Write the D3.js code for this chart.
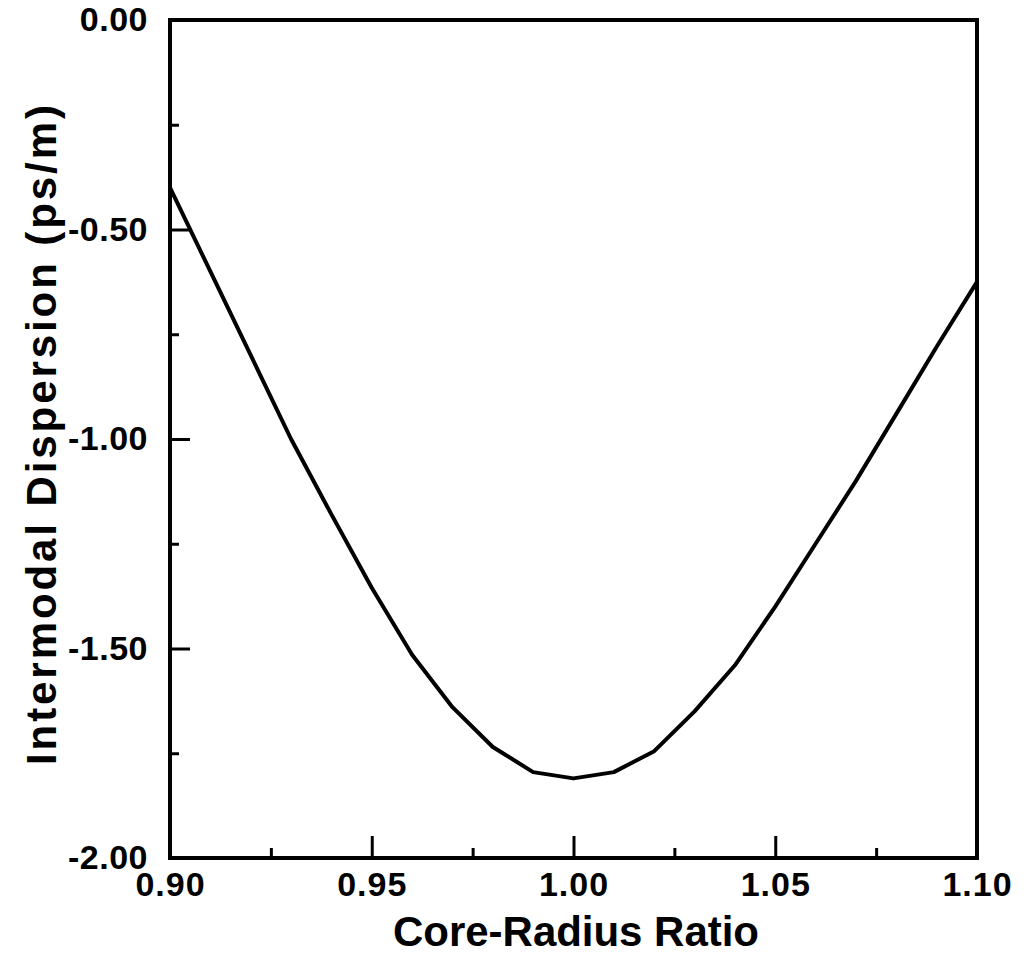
<!DOCTYPE html>
<html>
    <head>
        <script src="https://d3js.org/d3.v7.min.js"></script>
        <style>
            body { margin: 0; background: white; }
            text { font-family: "Liberation Sans", Arial, sans-serif; font-weight: bold; fill: black; }
        </style>
    </head>
    <body>
        <script>
            // values (core-radius ratio vs intermodal dispersion)
            const ratio = [0.90, 0.91, 0.92, 0.93, 0.94, 0.95, 0.96, 0.97, 0.98, 0.99, 1.00,
                           1.01, 1.02, 1.03, 1.04, 1.05, 1.06, 1.07, 1.08, 1.09, 1.10];
            const dispersion = [-0.40, -0.60, -0.80, -1.00, -1.18, -1.355, -1.515, -1.64, -1.735, -1.795, -1.81,
                                -1.795, -1.745, -1.65, -1.54, -1.40, -1.25, -1.10, -0.94, -0.78, -0.625];
            const xLabels = [0.90, 0.95, 1.00, 1.05, 1.10];
            const xMinor = [0.925, 0.975, 1.025, 1.075];
            const yLabels = [0.00, -0.50, -1.00, -1.50, -2.00];
            const yMinor = [-0.25, -0.75, -1.25, -1.75];

            (() => {
            let data = ratio.map((r, i) => ({x: r, y: dispersion[i]}));
            let fmt = (d) => d.toFixed(2); // plain hyphen, not unicode minus

            let width = 1030, height = 963;
            let mLeft = 170, mRight = 977, mTop = 20, mBottom = 858;

            let svg = d3.select("body")
                .append("svg")
                .attr("width", width)
                .attr("height", height);

            let x = d3.scaleLinear().domain([0.90, 1.10]).range([mLeft, mRight]);
            let y = d3.scaleLinear().domain([-2, 0]).range([mBottom, mTop]);

            // minor ticks (short, inward)
            svg.append("g")
                .attr("transform", `translate(0, ${mBottom})`)
                .call(d3.axisBottom(x).tickValues(xMinor).tickSize(-10).tickFormat(""))
                .call(g => g.select(".domain").remove());
            svg.append("g")
                .attr("transform", `translate(${mLeft}, 0)`)
                .call(d3.axisLeft(y).tickValues(yMinor).tickSize(-9).tickFormat(""))
                .call(g => g.select(".domain").remove());

            // major ticks with labels
            let xAxis = svg.append("g")
                .attr("transform", `translate(0, ${mBottom})`)
                .call(d3.axisBottom(x).tickValues(xLabels).tickSize(-22).tickPadding(14).tickFormat(fmt))
                .call(g => g.select(".domain").remove());
            xAxis.attr("font-family", null).attr("font-size", null);
            xAxis.selectAll("text")
                .attr("font-size", 34)
                .style("letter-spacing", "1px");

            let yAxis = svg.append("g")
                .attr("transform", `translate(${mLeft}, 0)`)
                .call(d3.axisLeft(y).tickValues(yLabels).tickSize(-20).tickPadding(22).tickFormat(fmt))
                .call(g => g.select(".domain").remove());
            yAxis.attr("font-family", null).attr("font-size", null);
            yAxis.selectAll("text")
                .attr("font-size", 34)
                .style("letter-spacing", "0.5px");

            svg.selectAll(".tick line")
                .attr("stroke", "black")
                .attr("stroke-width", 3);

            // hide tick marks that would sit on the frame
            xAxis.selectAll(".tick line").filter(d => d === 0.90 || d === 1.10).remove();
            yAxis.selectAll(".tick line").filter(d => d === 0 || d === -2).remove();

            // frame
            svg.append("rect")
                .attr("x", mLeft)
                .attr("y", mTop)
                .attr("width", mRight - mLeft)
                .attr("height", mBottom - mTop)
                .attr("fill", "none")
                .attr("stroke", "black")
                .attr("stroke-width", 4);

            // curve
            let line = d3.line()
                .x(d => x(d.x))
                .y(d => y(d.y));

            svg.append("path")
                .datum(data)
                .attr("d", line)
                .attr("fill", "none")
                .attr("stroke", "black")
                .attr("stroke-width", 4)
                .attr("stroke-linejoin", "round");

            // axis titles
            svg.append("text")
                .attr("x", 576)
                .attr("y", 946)
                .attr("text-anchor", "middle")
                .attr("font-size", 42)
                .attr("textLength", 366)
                .attr("lengthAdjust", "spacing")
                .text("Core-Radius Ratio");

            svg.append("text")
                .attr("transform", "translate(56, 435) rotate(-90)")
                .attr("text-anchor", "middle")
                .attr("font-size", 42)
                .attr("textLength", 660)
                .attr("lengthAdjust", "spacing")
                .text("Intermodal Dispersion (ps/m)");
            })();
        </script>
    </body>
</html>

::::::::

▸ **Short problem**: Omit the pictures, then quote the rest of the material above exactly.

▸ **Written reply**:
Write the D3.js code for this chart.
<!DOCTYPE html>
<html>
    <head>
        <script src="https://d3js.org/d3.v7.min.js"></script>
        <style>
            body { margin: 0; background: white; }
            text { font-family: "Liberation Sans", Arial, sans-serif; font-weight: bold; fill: black; }
        </style>
    </head>
    <body>
        <script>
            // values (core-radius ratio vs intermodal dispersion)
            const ratio = [0.90, 0.91, 0.92, 0.93, 0.94, 0.95, 0.96, 0.97, 0.98, 0.99, 1.00,
                           1.01, 1.02, 1.03, 1.04, 1.05, 1.06, 1.07, 1.08, 1.09, 1.10];
            const dispersion = [-0.40, -0.60, -0.80, -1.00, -1.18, -1.355, -1.515, -1.64, -1.735, -1.795, -1.81,
                                -1.795, -1.745, -1.65, -1.54, -1.40, -1.25, -1.10, -0.94, -0.78, -0.625];
            const xLabels = [0.90, 0.95, 1.00, 1.05, 1.10];
            const xMinor = [0.925, 0.975, 1.025, 1.075];
            const yLabels = [0.00, -0.50, -1.00, -1.50, -2.00];
            const yMinor = [-0.25, -0.75, -1.25, -1.75];

            (() => {
            let data = ratio.map((r, i) => ({x: r, y: dispersion[i]}));
            let fmt = (d) => d.toFixed(2); // plain hyphen, not unicode minus

            let width = 1030, height = 963;
            let mLeft = 170, mRight = 977, mTop = 20, mBottom = 858;

            let svg = d3.select("body")
                .append("svg")
                .attr("width", width)
                .attr("height", height);

            let x = d3.scaleLinear().domain([0.90, 1.10]).range([mLeft, mRight]);
            let y = d3.scaleLinear().domain([-2, 0]).range([mBottom, mTop]);

            // minor ticks (short, inward)
            svg.append("g")
                .attr("transform", `translate(0, ${mBottom})`)
                .call(d3.axisBottom(x).tickValues(xMinor).tickSize(-10).tickFormat(""))
                .call(g => g.select(".domain").remove());
            svg.append("g")
                .attr("transform", `translate(${mLeft}, 0)`)
                .call(d3.axisLeft(y).tickValues(yMinor).tickSize(-9).tickFormat(""))
                .call(g => g.select(".domain").remove());

            // major ticks with labels
            let xAxis = svg.append("g")
                .attr("transform", `translate(0, ${mBottom})`)
                .call(d3.axisBottom(x).tickValues(xLabels).tickSize(-22).tickPadding(14).tickFormat(fmt))
                .call(g => g.select(".domain").remove());
            xAxis.attr("font-family", null).attr("font-size", null);
            xAxis.selectAll("text")
                .attr("font-size", 34)
                .style("letter-spacing", "1px");

            let yAxis = svg.append("g")
                .attr("transform", `translate(${mLeft}, 0)`)
                .call(d3.axisLeft(y).tickValues(yLabels).tickSize(-20).tickPadding(22).tickFormat(fmt))
                .call(g => g.select(".domain").remove());
            yAxis.attr("font-family", null).attr("font-size", null);
            yAxis.selectAll("text")
                .attr("font-size", 34)
                .style("letter-spacing", "0.5px");

            svg.selectAll(".tick line")
                .attr("stroke", "black")
                .attr("stroke-width", 3);

            // hide tick marks that would sit on the frame
            xAxis.selectAll(".tick line").filter(d => d === 0.90 || d === 1.10).remove();
            yAxis.selectAll(".tick line").filter(d => d === 0 || d === -2).remove();

            // frame
            svg.append("rect")
                .attr("x", mLeft)
                .attr("y", mTop)
                .attr("width", mRight - mLeft)
                .attr("height", mBottom - mTop)
                .attr("fill", "none")
                .attr("stroke", "black")
                .attr("stroke-width", 4);

            // curve
            let line = d3.line()
                .x(d => x(d.x))
                .y(d => y(d.y));

            svg.append("path")
                .datum(data)
                .attr("d", line)
                .attr("fill", "none")
                .attr("stroke", "black")
                .attr("stroke-width", 4)
                .attr("stroke-linejoin", "round");

            // axis titles
            svg.append("text")
                .attr("x", 576)
                .attr("y", 946)
                .attr("text-anchor", "middle")
                .attr("font-size", 42)
                .attr("textLength", 366)
                .attr("lengthAdjust", "spacing")
                .text("Core-Radius Ratio");

            svg.append("text")
                .attr("transform", "translate(56, 435) rotate(-90)")
                .attr("text-anchor", "middle")
                .attr("font-size", 42)
                .attr("textLength", 660)
                .attr("lengthAdjust", "spacing")
                .text("Intermodal Dispersion (ps/m)");
            })();
        </script>
    </body>
</html>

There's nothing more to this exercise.